- _Exercise task_:
Quote all lines below exactly. Images stay out.

Start of Available data

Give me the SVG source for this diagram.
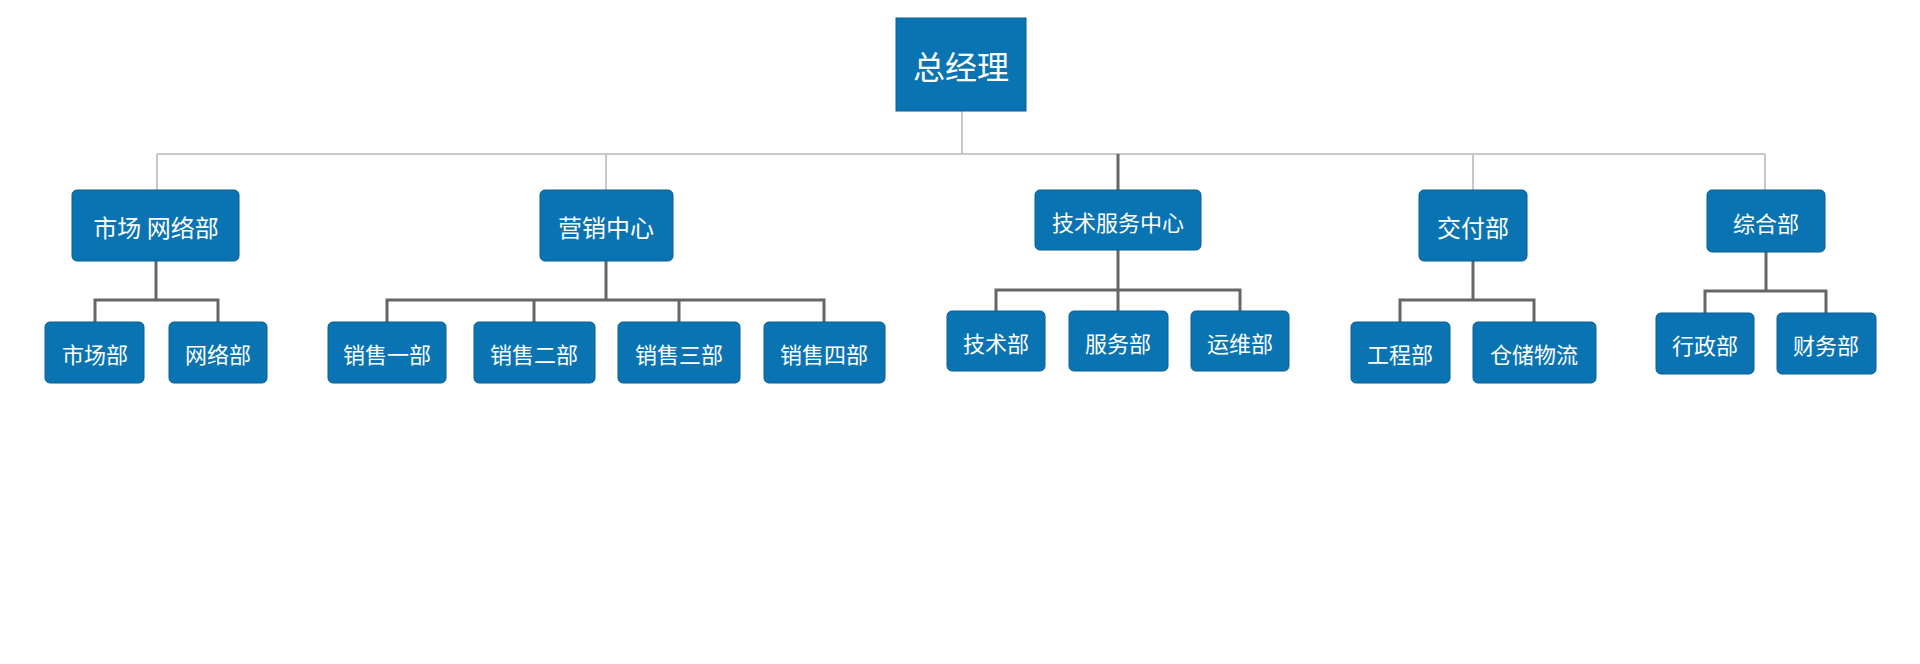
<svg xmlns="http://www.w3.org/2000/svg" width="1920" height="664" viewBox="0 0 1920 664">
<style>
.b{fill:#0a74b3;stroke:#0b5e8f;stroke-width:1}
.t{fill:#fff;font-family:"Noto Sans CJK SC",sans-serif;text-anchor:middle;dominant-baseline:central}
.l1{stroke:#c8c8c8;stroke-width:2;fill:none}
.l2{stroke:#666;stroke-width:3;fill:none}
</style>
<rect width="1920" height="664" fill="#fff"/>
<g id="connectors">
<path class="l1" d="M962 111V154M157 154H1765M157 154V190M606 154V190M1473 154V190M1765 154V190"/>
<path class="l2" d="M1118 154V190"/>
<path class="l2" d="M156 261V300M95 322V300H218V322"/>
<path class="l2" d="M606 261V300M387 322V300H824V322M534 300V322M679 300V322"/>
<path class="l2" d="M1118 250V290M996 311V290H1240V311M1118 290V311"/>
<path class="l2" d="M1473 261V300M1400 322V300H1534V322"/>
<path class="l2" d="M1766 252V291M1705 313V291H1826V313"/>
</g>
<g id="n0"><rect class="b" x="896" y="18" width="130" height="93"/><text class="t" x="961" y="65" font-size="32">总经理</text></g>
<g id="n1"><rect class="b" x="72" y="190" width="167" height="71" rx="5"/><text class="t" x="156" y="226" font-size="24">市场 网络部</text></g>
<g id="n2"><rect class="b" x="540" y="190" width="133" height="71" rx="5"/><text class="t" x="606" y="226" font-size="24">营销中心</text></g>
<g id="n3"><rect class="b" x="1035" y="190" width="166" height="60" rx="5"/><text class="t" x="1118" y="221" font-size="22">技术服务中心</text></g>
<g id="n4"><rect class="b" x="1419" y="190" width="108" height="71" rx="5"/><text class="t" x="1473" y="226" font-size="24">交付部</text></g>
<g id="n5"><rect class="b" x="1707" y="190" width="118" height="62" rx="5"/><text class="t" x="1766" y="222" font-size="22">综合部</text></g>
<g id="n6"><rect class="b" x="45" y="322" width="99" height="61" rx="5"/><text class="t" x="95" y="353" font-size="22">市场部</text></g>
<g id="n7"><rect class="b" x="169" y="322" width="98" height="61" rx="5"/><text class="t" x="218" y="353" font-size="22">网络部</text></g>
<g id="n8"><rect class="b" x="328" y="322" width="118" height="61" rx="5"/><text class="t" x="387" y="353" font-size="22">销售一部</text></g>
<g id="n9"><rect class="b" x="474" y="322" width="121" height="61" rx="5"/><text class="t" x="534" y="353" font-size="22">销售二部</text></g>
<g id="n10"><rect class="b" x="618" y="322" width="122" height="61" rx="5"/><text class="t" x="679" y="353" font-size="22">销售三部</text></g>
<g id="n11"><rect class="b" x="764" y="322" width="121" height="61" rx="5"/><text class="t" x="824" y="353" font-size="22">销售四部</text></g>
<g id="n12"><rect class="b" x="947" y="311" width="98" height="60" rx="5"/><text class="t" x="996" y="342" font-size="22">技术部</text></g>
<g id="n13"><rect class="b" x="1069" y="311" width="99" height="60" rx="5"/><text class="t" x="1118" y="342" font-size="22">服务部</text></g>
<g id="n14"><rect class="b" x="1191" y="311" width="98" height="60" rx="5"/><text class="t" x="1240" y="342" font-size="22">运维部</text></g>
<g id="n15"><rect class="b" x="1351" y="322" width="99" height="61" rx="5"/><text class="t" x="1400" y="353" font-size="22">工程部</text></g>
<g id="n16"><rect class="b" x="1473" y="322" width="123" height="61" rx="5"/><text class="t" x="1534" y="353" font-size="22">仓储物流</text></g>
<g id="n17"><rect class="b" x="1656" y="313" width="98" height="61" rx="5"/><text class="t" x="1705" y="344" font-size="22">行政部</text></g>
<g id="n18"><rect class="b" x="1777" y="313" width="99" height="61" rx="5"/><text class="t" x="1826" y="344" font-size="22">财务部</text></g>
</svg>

End of Available data

- _Final result_:
Give me the SVG source for this diagram.
<svg xmlns="http://www.w3.org/2000/svg" width="1920" height="664" viewBox="0 0 1920 664">
<style>
.b{fill:#0a74b3;stroke:#0b5e8f;stroke-width:1}
.t{fill:#fff;font-family:"Noto Sans CJK SC",sans-serif;text-anchor:middle;dominant-baseline:central}
.l1{stroke:#c8c8c8;stroke-width:2;fill:none}
.l2{stroke:#666;stroke-width:3;fill:none}
</style>
<rect width="1920" height="664" fill="#fff"/>
<g id="connectors">
<path class="l1" d="M962 111V154M157 154H1765M157 154V190M606 154V190M1473 154V190M1765 154V190"/>
<path class="l2" d="M1118 154V190"/>
<path class="l2" d="M156 261V300M95 322V300H218V322"/>
<path class="l2" d="M606 261V300M387 322V300H824V322M534 300V322M679 300V322"/>
<path class="l2" d="M1118 250V290M996 311V290H1240V311M1118 290V311"/>
<path class="l2" d="M1473 261V300M1400 322V300H1534V322"/>
<path class="l2" d="M1766 252V291M1705 313V291H1826V313"/>
</g>
<g id="n0"><rect class="b" x="896" y="18" width="130" height="93"/><text class="t" x="961" y="65" font-size="32">总经理</text></g>
<g id="n1"><rect class="b" x="72" y="190" width="167" height="71" rx="5"/><text class="t" x="156" y="226" font-size="24">市场 网络部</text></g>
<g id="n2"><rect class="b" x="540" y="190" width="133" height="71" rx="5"/><text class="t" x="606" y="226" font-size="24">营销中心</text></g>
<g id="n3"><rect class="b" x="1035" y="190" width="166" height="60" rx="5"/><text class="t" x="1118" y="221" font-size="22">技术服务中心</text></g>
<g id="n4"><rect class="b" x="1419" y="190" width="108" height="71" rx="5"/><text class="t" x="1473" y="226" font-size="24">交付部</text></g>
<g id="n5"><rect class="b" x="1707" y="190" width="118" height="62" rx="5"/><text class="t" x="1766" y="222" font-size="22">综合部</text></g>
<g id="n6"><rect class="b" x="45" y="322" width="99" height="61" rx="5"/><text class="t" x="95" y="353" font-size="22">市场部</text></g>
<g id="n7"><rect class="b" x="169" y="322" width="98" height="61" rx="5"/><text class="t" x="218" y="353" font-size="22">网络部</text></g>
<g id="n8"><rect class="b" x="328" y="322" width="118" height="61" rx="5"/><text class="t" x="387" y="353" font-size="22">销售一部</text></g>
<g id="n9"><rect class="b" x="474" y="322" width="121" height="61" rx="5"/><text class="t" x="534" y="353" font-size="22">销售二部</text></g>
<g id="n10"><rect class="b" x="618" y="322" width="122" height="61" rx="5"/><text class="t" x="679" y="353" font-size="22">销售三部</text></g>
<g id="n11"><rect class="b" x="764" y="322" width="121" height="61" rx="5"/><text class="t" x="824" y="353" font-size="22">销售四部</text></g>
<g id="n12"><rect class="b" x="947" y="311" width="98" height="60" rx="5"/><text class="t" x="996" y="342" font-size="22">技术部</text></g>
<g id="n13"><rect class="b" x="1069" y="311" width="99" height="60" rx="5"/><text class="t" x="1118" y="342" font-size="22">服务部</text></g>
<g id="n14"><rect class="b" x="1191" y="311" width="98" height="60" rx="5"/><text class="t" x="1240" y="342" font-size="22">运维部</text></g>
<g id="n15"><rect class="b" x="1351" y="322" width="99" height="61" rx="5"/><text class="t" x="1400" y="353" font-size="22">工程部</text></g>
<g id="n16"><rect class="b" x="1473" y="322" width="123" height="61" rx="5"/><text class="t" x="1534" y="353" font-size="22">仓储物流</text></g>
<g id="n17"><rect class="b" x="1656" y="313" width="98" height="61" rx="5"/><text class="t" x="1705" y="344" font-size="22">行政部</text></g>
<g id="n18"><rect class="b" x="1777" y="313" width="99" height="61" rx="5"/><text class="t" x="1826" y="344" font-size="22">财务部</text></g>
</svg>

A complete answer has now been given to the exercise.